Wolfson knew from studying the history of civil rights movements that marriage for same-sex couples would become the law of the land only when one of the country's two national actors, Congress or the U.S. Supreme Court, brought national resolution to the cause. But a smart, strategic campaign was integral to creating the climate necessary to get to that point and to avoid seeing gains snatched away.

As in Hawaii (and even the earliest rounds of the marriage battle in the 1970s), litigation was central – but it wasn't enough. Wolfson called for the creation of a campaign that reflected what he called the "4 multi's": it would be multi-year (not expected to win overnight), multi-state (not watching as victories were picked off one by one), multi-partner (no one organization could do it all), and multi-methodology (it would combine litigation, lobbying, public education, organization, direct action, fund-raising, and even, eventually, electoral). Wolfson knew that marriage advocates didn't have to win every state, but they had to win enough states – and not every American had to be persuaded to support the freedom to marry, but enough Americans needed to be supportive - before elected officials and judges, including the justices of the Supreme Court, would do the right thing.

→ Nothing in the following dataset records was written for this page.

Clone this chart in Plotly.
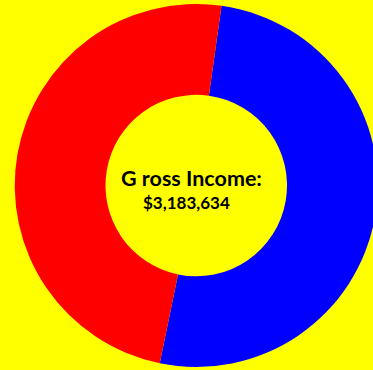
import plotly.graph_objects as go

# Gross income split into its two components
labels = ["Net Income", "Expenses"]
values = [1623650, 1559984]
colors = ["#0000FF", "#FF0000"]

gross_title = "G ross Income:"
gross_total = "$3,183,634"

W, H = 378, 370

fig = go.Figure(
    go.Pie(
        labels=labels,
        values=values,
        hole=0.5,
        sort=False,
        direction="clockwise",
        rotation=8,
        marker=dict(colors=colors, line=dict(width=0)),
        textinfo="none",
        hoverinfo="label+value+percent",
        showlegend=False,
        domain=dict(x=[14.5 / W, 1.0], y=[3 / H, 366 / H]),
    )
)

fig.add_annotation(
    text=f"<b>{gross_title}</b>",
    x=191.5 / W, y=1 - 178 / H, xref="paper", yref="paper",
    showarrow=False, xanchor="center", yanchor="middle",
    font=dict(family="Lato, Liberation Sans, Arial", size=21.5, color="#000000"),
)
fig.add_annotation(
    text=f"<b>{gross_total}</b>",
    x=186 / W, y=1 - 203 / H, xref="paper", yref="paper",
    showarrow=False, xanchor="center", yanchor="middle",
    font=dict(family="Lato, Liberation Sans, Arial", size=17, color="#000000"),
)

fig.update_layout(
    width=W,
    height=H,
    autosize=False,
    margin=dict(l=0, r=0, t=0, b=0),
    paper_bgcolor="#FFFF00",
    plot_bgcolor="#FFFF00",
)

fig.write_html(
    "out.html",
    post_script="document.body.style.overflow='hidden';document.body.style.margin='0';",
)
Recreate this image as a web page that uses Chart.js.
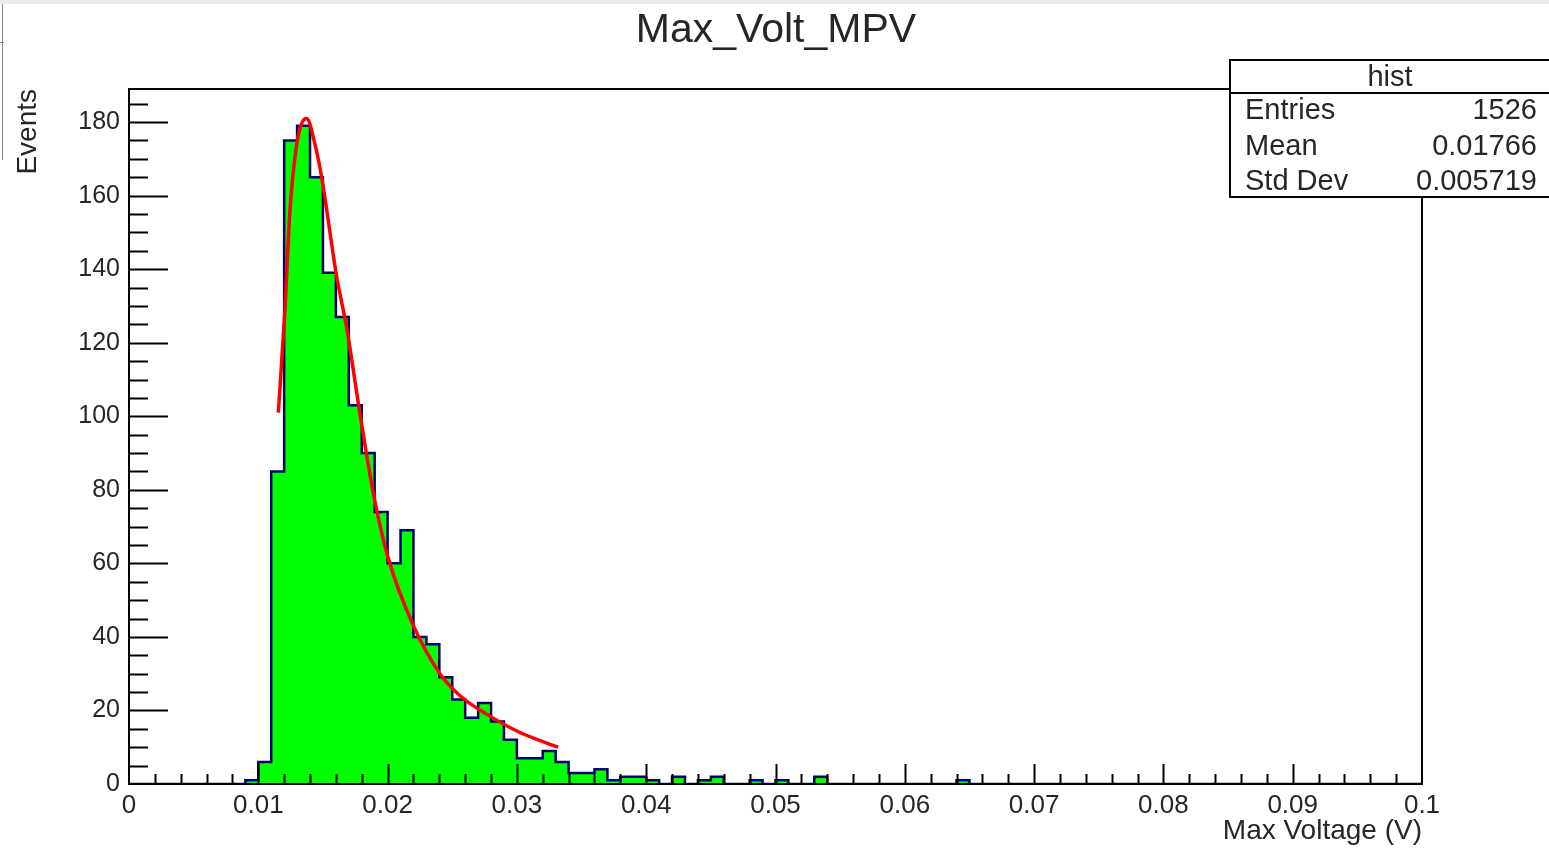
<!DOCTYPE html>
<html>
<head>
<meta charset="utf-8">
<title>Max_Volt_MPV</title>
<script src="https://cdn.jsdelivr.net/npm/chart.js@4.4.1/dist/chart.umd.min.js"></script>
<style>
  html, body { margin: 0; padding: 0; background: #fff; }
  #wrap { position: relative; width: 1549px; height: 848px; overflow: hidden; }
  #topStrip { position: absolute; left: 0; top: 0; width: 1549px; height: 4px; background: #ebebeb; }
  #sideFrame { position: absolute; left: 2px; top: 4px; width: 1px; height: 156px; background: #8a8a8a; }
  #sideTick { position: absolute; left: 0; top: 42px; width: 4px; height: 1px; background: #8a8a8a; }
  canvas { position: absolute; left: 0; top: 0; }
</style>
</head>
<body>
<div id="wrap">
  <canvas id="chart" width="1549" height="848"></canvas>
  <div id="topStrip"></div>
  <div id="sideFrame"></div>
  <div id="sideTick"></div>
</div>
<script>
// histogram: 100 bins of width 0.001 V from 0 to 0.1 V
const binLow = 0
const binWidth = 0.001
const counts = [
  0, 0, 0, 0, 0, 0, 0, 0, 0, 1,
  6, 85, 175, 179, 165, 139, 127, 103, 90, 74,
  60, 69, 40, 38, 29, 23, 18, 22, 17, 12,
  7, 7, 9, 6, 3, 3, 4, 1, 2, 2,
  1, 0, 2, 0, 1, 2, 0, 0, 1, 0,
  1, 0, 0, 2, 0, 0, 0, 0, 0, 0,
  0, 0, 0, 0, 1, 0, 0, 0, 0, 0,
  0, 0, 0, 0, 0, 0, 0, 0, 0, 0,
  0, 0, 0, 0, 0, 0, 0, 0, 0, 0,
  0, 0, 0, 0, 0, 0, 0, 0, 0, 0,
]

// landau fit
const fitX = [0.01155, 0.01206, 0.01245, 0.01297, 0.01340, 0.01374, 0.01438, 0.01490, 0.01606, 0.01684,
  0.01785, 0.01890, 0.02000, 0.02200, 0.02405, 0.02560, 0.02766, 0.03024, 0.03320]
const fitY = [101, 129, 156, 174, 180, 181, 174, 165, 138, 124,
  101, 79, 62, 43, 30, 24, 19, 14, 10]

const chartTitle = "Max_Volt_MPV"
const statsTitle = "hist"
const statsLabels = ["Entries", "Mean", "Std Dev"]
const statsValues = ["1526", "0.01766", "0.005719"]

const xMin = 0, xMax = 0.1, xMajor = 0.01, xMinor = 0.002
const yMin = 0, yMax = 189, yMajor = 20, yMinor = 5

const FONT = "'Liberation Sans', Arial, Helvetica, sans-serif"
const TEXT = "#262626"

const histPoints = counts.map((c, i) => ({ x: binLow + i * binWidth, y: c }))
histPoints.push({ x: binLow + counts.length * binWidth, y: 0 })
const fitPoints = fitX.map((x, i) => ({ x, y: fitY[i] }))

const frameAndTicks = {
  id: "frameAndTicks",
  afterDatasetsDraw(chart) {
    const { ctx, chartArea: a, scales: { x, y } } = chart
    ctx.save()
    ctx.strokeStyle = "#000"
    ctx.lineWidth = 2
    ctx.beginPath()
    for (let v = yMin + yMinor; v <= yMax; v += yMinor) {
      const py = Math.round(y.getPixelForValue(v)) + 0.5
      const len = (v % yMajor === 0) ? 39 : 19
      ctx.moveTo(a.left, py)
      ctx.lineTo(a.left + len, py)
    }
    const nX = Math.round((xMax - xMin) / xMinor)
    const perMajor = Math.round(xMajor / xMinor)
    for (let i = 1; i < nX; i++) {
      const px = Math.round(x.getPixelForValue(xMin + i * xMinor)) + 0.5
      const len = (i % perMajor === 0) ? 20 : 10
      ctx.moveTo(px, a.bottom)
      ctx.lineTo(px, a.bottom - len)
    }
    ctx.stroke()
    ctx.strokeRect(a.left, a.top, a.right - a.left, a.bottom - a.top)
    ctx.restore()
  },
}

const titleAndStats = {
  id: "titleAndStats",
  afterDraw(chart) {
    const { ctx } = chart
    ctx.save()
    ctx.fillStyle = TEXT
    ctx.font = `41px ${FONT}`
    ctx.textAlign = "center"
    ctx.textBaseline = "middle"
    ctx.fillText(chartTitle, 776, 31)

    const left = 1230, top = 60, right = 1552, bottom = 197, headBottom = 93
    ctx.fillStyle = "#fff"
    ctx.fillRect(left, top, right - left, bottom - top)
    ctx.strokeStyle = "#000"
    ctx.lineWidth = 2
    ctx.strokeRect(left, top, right - left, bottom - top)
    ctx.beginPath()
    ctx.moveTo(left, headBottom)
    ctx.lineTo(right, headBottom)
    ctx.stroke()
    ctx.fillStyle = TEXT
    ctx.font = `29px ${FONT}`
    ctx.textAlign = "center"
    ctx.fillText(statsTitle, 1390, 78)
    const rowY = [111, 147, 182]
    statsLabels.forEach((label, i) => {
      ctx.textAlign = "left"
      ctx.fillText(label, 1245, rowY[i])
      ctx.textAlign = "right"
      ctx.fillText(statsValues[i], 1537, rowY[i])
    })
    ctx.restore()
  },
}

new Chart(document.getElementById("chart"), {
  type: "line",
  data: {
    datasets: [
      {
        label: "hist",
        data: histPoints,
        stepped: "before",
        fill: "origin",
        backgroundColor: "#00ff00",
        borderColor: "#00006e",
        borderWidth: 2.5,
        pointRadius: 0,
        order: 2,
      },
      {
        label: "fit",
        data: fitPoints,
        fill: false,
        borderColor: "#ff0000",
        borderWidth: 3.5,
        cubicInterpolationMode: "monotone",
        pointRadius: 0,
        order: 1,
      },
    ],
  },
  options: {
    responsive: false,
    animation: false,
    devicePixelRatio: 1,
    layout: { padding: { left: 0, right: 127, top: 89, bottom: 0 } },
    plugins: {
      legend: { display: false },
      tooltip: { enabled: false },
      title: { display: false },
    },
    scales: {
      x: {
        type: "linear",
        min: xMin,
        max: xMax,
        grid: { display: false, drawTicks: false },
        border: { display: false },
        ticks: {
          stepSize: xMajor,
          padding: 6,
          color: TEXT,
          maxRotation: 0,
          autoSkip: false,
          font: { family: FONT, size: 26 },
          callback: (v) => String(Number(v.toFixed(3))),
        },
        title: {
          display: true,
          text: "Max Voltage (V)",
          align: "end",
          color: TEXT,
          font: { family: FONT, size: 28 },
          padding: { top: 0, bottom: 0 },
        },
        afterFit: (scale) => { scale.height = 64 },
      },
      y: {
        type: "linear",
        min: yMin,
        max: yMax,
        grid: { display: false, drawTicks: false },
        border: { display: false },
        ticks: {
          stepSize: yMajor,
          padding: 9,
          color: TEXT,
          font: { family: FONT, size: 25 },
          callback: (v) => (v % yMajor === 0 ? String(v) : null),
        },
        title: {
          display: true,
          text: "Events",
          align: "end",
          color: TEXT,
          font: { family: FONT, size: 28 },
          padding: { top: 11, bottom: 0 },
        },
        afterFit: (scale) => { scale.width = 129 },
      },
    },
  },
  plugins: [frameAndTicks, titleAndStats],
})
</script>
</body>
</html>
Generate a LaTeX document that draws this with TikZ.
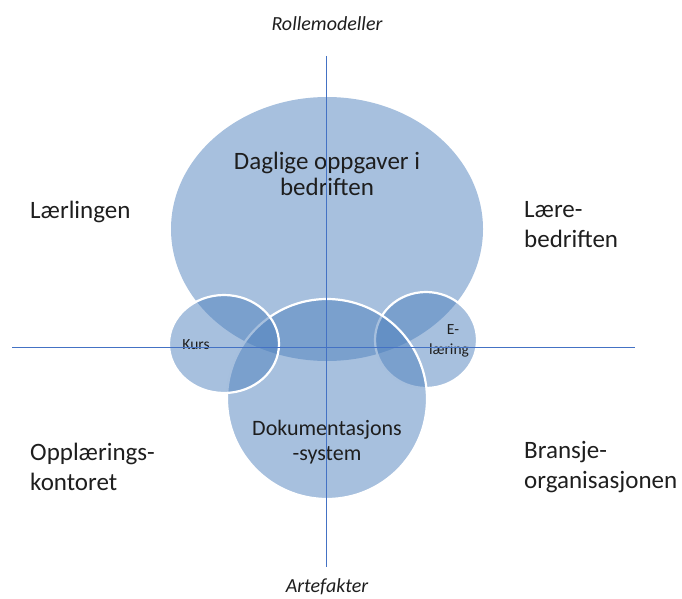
\documentclass[tikz,border=0pt]{standalone}
\usepackage{fontspec}
\setmainfont{Carlito}
\usetikzlibrary{shapes.geometric}
\definecolor{blob}{RGB}{79,129,189}
\definecolor{axis}{RGB}{68,114,196}
\definecolor{ink}{RGB}{30,30,30}
\tikzset{
  blobshape/.style={ellipse, fill=blob, fill opacity=0.5, text opacity=1, inner sep=0pt, text=ink, align=center},
  ringed/.style={blobshape, draw=white, line width=2.2pt},
  biglabel/.style={font=\fontsize{25}{30}\selectfont, text=ink, align=left, inner sep=0pt},
  innerlabel/.style={font=\fontsize{25}{26.5}\selectfont, text=ink, align=center, inner sep=0pt},
  smalllabel/.style={font=\fontsize{15.5}{20}\selectfont, text=ink, inner sep=0pt},
  axislabel/.style={font=\fontsize{20}{24}\selectfont\itshape, text=ink, inner sep=0pt},
  axisline/.style={draw=axis, line width=0.8pt}
}
\begin{document}
\begin{tikzpicture}[x=1pt,y=-1pt]
\useasboundingbox (0,0) rectangle (682,599);
% shapes
\node[blobshape, minimum width=312pt, minimum height=264pt] (big) at (327,229) {};
\node[ringed, minimum width=102pt, minimum height=96pt] (elaer) at (426,340) {};
\node[ringed, minimum width=200pt, minimum height=200pt] (doku) at (327,399) {};
\node[ringed, minimum width=110pt, minimum height=98pt] (kurs) at (224,344) {};
% texts in shapes
\node[innerlabel] (daglige) at (327,174) {Daglige oppgaver i\\bedriften};
\node[innerlabel, font=\fontsize{22}{25}\selectfont] (dokutxt) at (327,442) {Dokumentasjons\\-system};
\node[smalllabel] (kurstxt) at (196,345) {Kurs};
\node[smalllabel, align=center] (elaertxt) at (449,341) {\hspace*{8pt}E-\\læring};
% axes
\coordinate (vtop) at (326,56);
\coordinate (vbot) at (326,567);
\coordinate (hl) at (12,347);
\coordinate (hr) at (635,347);
\draw[axisline] (vtop) -- (vbot);
\draw[axisline] (hl) -- (hr);
% outer labels
\node[axislabel] (roll) at (327,24) {Rollemodeller};
\node[axislabel] (arte) at (327,587) {Artefakter};
\node[biglabel, anchor=west] (laerling) at (30,212) {Lærlingen};
\node[biglabel, anchor=west] (laerebed) at (524,225) {Lære-\\bedriften};
\node[biglabel, anchor=west] (oppl) at (30,467) {Opplærings-\\kontoret};
\node[biglabel, anchor=west] (bransje) at (524,467) {Bransje-\\organisasjonen};
\end{tikzpicture}
\end{document}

Over two decades, the marriage movement built from only 27% support among the American people in 1993 to 59% in 2015; and from 0 states issuing marriage licenses in 2002 to 37 states and the District of Columbia in 2015, when the victories created the powerful momentum and energy that enabled the Supreme Court Justices to finish the job and strike down marriage discrimination once and for all.

Beginning in 2010, Freedom to Marry created and coordinated a research collaborative, dubbed the Marriage Research Consortium, drawing together state and national partners such as the Movement Advancement Project, Basic Rights Oregon, and Third Way to "crack the code" on how to reach the next segment of the American public who were not yet part of the majority the campaign had achieved. Through cutting-edge research, focus groups, collaboration with the partners, and compilation of the experience gained in multiple campaigns (and losses), Freedom to Marry pioneered a new messaging playbook for the marriage movement called "Why Marriage Matters". The playbook shifted from a previous focus on the rights and benefits that come with marriage towards values-based frames of love, commitment, freedom, family, and the Golden Rule. These were the messages that caused "middle" voters – those who Wolfson called the "reachable but not yet reached"—to move towards support, and helped contribute to the historic first victories for marriage at the ballot in 2012, to winning a majority of Americans in support of marriage, and to the movement's ultimate victory in 2015.